Managing this information has its challenges. Different approaches can be taken, depending on whether you’re describing relationships between people or whether you’re describing individuals and their activities.

Storing social information

You can find ontologies to model social data. One of the oldest, but still useful, models is Friend of a Friend (FOAF).

The FOAF RDF model gives individuals the ability to describe themselves, their interests, their contact details, as well as a list of people they know. This model includes Linked Open Data links to their contacts’ FOAF descriptions, when it’s known.

This data can be discovered and mined to produce spheres of influence around particular subject areas. The downside is that typically only Semantic Web computer scientists use FOAF to describe themselves on their websites!

When describing family trees, most people use the Genealogical Data Communication (GEDCOM) file format. This file format is designed specifically for this information rather than combining with other data. Using a common RDF-based expression would instead have allowed this data to be easily integrated into a triple store.

However, the Defense Advanced Research Projects Agency (DARPA) funded the DARPA Agent Markup Language (DAML) to model family relationships. Despite its spooky name, this project created an RDF expression of GEDCOM. You can find this standard documented atwww.daml.org/2001/01/gedcom/gedcom.

Performing social graph queries

Triple and graph stores can be used to perform queries on a social graph in several ways. For example, to

·        Suggest a product to users based on similar items purchased by other people.

·        Suggest that users add new friends based on their being friends of your existing friends.

·        Suggest groups that users can be a member of based on existing group memberships, friends with similar group memberships, or others with similar likes and dislikes who aren’t in their network.

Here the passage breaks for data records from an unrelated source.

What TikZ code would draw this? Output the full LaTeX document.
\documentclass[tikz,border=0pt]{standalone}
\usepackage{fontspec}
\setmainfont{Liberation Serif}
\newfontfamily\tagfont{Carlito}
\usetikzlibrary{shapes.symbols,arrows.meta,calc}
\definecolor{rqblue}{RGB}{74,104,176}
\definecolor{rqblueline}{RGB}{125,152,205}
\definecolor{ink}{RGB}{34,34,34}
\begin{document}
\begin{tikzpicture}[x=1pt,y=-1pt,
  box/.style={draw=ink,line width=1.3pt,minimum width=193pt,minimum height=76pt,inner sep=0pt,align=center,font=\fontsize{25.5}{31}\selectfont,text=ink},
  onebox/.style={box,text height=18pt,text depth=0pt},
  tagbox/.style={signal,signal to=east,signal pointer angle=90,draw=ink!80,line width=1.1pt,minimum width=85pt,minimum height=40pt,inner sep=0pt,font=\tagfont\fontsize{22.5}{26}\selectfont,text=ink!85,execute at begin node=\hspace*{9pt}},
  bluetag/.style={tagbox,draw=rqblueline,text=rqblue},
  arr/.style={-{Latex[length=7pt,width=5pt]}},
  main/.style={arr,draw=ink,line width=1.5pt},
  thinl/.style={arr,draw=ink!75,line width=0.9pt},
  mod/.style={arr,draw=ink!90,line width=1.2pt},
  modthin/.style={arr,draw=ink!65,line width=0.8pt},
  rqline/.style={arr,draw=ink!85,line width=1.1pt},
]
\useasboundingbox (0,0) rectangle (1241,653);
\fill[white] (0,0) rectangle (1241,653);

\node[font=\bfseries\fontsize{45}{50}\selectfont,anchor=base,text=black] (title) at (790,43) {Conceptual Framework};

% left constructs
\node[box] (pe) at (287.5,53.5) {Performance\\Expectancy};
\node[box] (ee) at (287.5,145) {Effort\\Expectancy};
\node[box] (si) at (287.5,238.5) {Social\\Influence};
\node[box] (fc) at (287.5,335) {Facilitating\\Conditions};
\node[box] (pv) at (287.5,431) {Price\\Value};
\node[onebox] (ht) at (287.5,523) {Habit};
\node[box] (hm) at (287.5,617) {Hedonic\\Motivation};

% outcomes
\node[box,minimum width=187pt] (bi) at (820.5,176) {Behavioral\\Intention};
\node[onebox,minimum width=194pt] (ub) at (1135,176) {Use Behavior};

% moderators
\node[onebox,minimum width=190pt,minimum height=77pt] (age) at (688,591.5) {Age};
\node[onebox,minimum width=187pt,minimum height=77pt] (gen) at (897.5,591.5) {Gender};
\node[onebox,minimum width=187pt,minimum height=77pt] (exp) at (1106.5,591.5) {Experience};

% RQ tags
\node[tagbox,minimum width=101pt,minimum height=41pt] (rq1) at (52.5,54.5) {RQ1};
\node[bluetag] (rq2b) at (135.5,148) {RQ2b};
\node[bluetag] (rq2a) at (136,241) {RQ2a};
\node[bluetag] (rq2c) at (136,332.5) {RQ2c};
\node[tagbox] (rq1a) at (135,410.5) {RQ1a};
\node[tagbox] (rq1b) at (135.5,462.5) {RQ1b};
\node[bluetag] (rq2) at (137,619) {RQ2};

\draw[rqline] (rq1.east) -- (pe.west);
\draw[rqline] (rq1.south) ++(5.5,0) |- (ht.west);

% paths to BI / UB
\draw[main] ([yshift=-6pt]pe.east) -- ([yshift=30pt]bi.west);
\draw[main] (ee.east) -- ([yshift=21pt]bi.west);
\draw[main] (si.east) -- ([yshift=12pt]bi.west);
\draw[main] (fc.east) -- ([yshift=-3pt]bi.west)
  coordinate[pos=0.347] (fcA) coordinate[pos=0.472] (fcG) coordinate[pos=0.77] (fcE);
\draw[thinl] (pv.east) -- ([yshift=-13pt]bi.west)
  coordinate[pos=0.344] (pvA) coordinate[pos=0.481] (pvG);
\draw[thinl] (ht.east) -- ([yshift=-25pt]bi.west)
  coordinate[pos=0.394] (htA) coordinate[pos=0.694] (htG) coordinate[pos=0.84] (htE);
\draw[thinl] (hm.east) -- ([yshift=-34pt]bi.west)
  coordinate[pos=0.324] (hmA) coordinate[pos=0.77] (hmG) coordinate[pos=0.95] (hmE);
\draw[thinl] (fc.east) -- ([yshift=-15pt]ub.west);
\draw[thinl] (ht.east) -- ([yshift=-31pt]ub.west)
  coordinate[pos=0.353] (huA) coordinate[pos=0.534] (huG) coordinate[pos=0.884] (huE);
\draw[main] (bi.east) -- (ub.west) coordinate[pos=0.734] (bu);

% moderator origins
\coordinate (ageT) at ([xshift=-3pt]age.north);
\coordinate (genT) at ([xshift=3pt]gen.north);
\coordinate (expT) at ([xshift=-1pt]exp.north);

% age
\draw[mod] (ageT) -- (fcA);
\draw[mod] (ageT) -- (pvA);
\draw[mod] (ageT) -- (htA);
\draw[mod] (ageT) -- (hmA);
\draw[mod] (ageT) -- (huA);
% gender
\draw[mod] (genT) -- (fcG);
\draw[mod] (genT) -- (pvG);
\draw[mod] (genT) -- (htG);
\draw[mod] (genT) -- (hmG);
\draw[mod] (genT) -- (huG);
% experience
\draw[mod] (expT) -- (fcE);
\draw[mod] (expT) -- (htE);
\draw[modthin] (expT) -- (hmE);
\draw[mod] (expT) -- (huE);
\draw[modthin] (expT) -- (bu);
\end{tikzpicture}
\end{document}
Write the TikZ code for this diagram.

You can do the preceding by constructing SPARQL to enable users to do the following:

1.     Find all customers who share the same or who have similar product purchases.

2.     Order customers by descending value of the number of matches.

3.     Find all products those people have ordered that the user hasn’t.

4.     Order the list of products by descending value according to the total number of orders for each item across all similar customers.

Here’s an example of using SPARQL to find potential new friends in a social network (listing friends of my friends who are not me):

SELECT ?newfriend WHERE {
?me ex:username “adamfowler” .
?me ex:friend ?friend .
?friend ex:friend ?newfriend .
FILTER NOT EXISTS (?me ex:friend ?newfriend) .
FILTER NOT EXISTS (?me = ?newfriend ) .
} limit 10

Selecting friends based on second-level matches is pretty straightforward. To enable users to find the first ten people who are potential friends, you can use SPARQL as you did in the preceding example.

The preceding example shows traversal of a graph of relationships using SPARQL. Group membership suggestions use a similar query, except instead of traversing friends of friends, you traverse memberships of groups.